Over the past decade, the share of U.S. companies in European investment funds has doubled, reaching 44%, largely due to the soaring performance of American technology stocks. Meanwhile, European firms’ representation in equity funds under the Ucits framework has declined to 34% from 54% in 2013, as reported by El Economista.

This shift is also influenced by the rise of passive investment strategies, which have made U.S. stocks more accessible to investors. Exchange-traded funds (ETFs) now account for 14% of total European fund assets, attracting 44% of net inflows in 2024. In contrast, active funds saw outflows of €51 billion, reflecting a shift in investment preferences.

EU’s Response to Redirect Capital

In response to these trends, European policymakers are pushing for measures to encourage domestic investment. Last week, EU Financial Services Commissioner María Luis Alburquerque and Spanish Economy Minister Carlos Cuerpo unveiled a plan to introduce a financial product label offering tax advantages to certain European investments. This initiative, backed by key EU nations, aims to incentivize individuals to invest their savings in regional markets rather than in overseas assets.

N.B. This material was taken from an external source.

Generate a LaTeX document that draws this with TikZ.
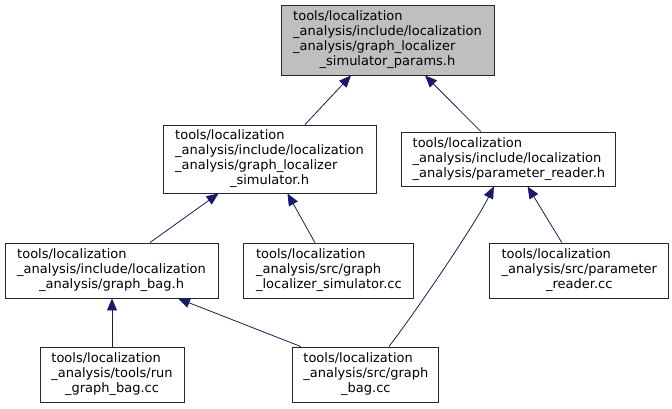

The European Commission is also developing a broader proposal under the Savings and Investments Union (SIA) framework, which seeks to unlock the €14 trillion held in household deposits across the bloc. However, legislative hurdles mean significant changes could take time to materialize.

Shifting Investment Sentiment

Recent geopolitical and economic factors are prompting some investors to reconsider their heavy U.S. exposure. Rising tariffs under President Donald Trump’s administration and uncertainties surrounding the American economy have made European assets more appealing. A Bank of America survey of fund managers indicates an increasing overweight stance on Europe—the second-largest shift in allocation this century.

As the EU continues to explore ways to boost investment in its own markets, the debate over capital allocation highlights the broader challenge of balancing globalization with economic sovereignty.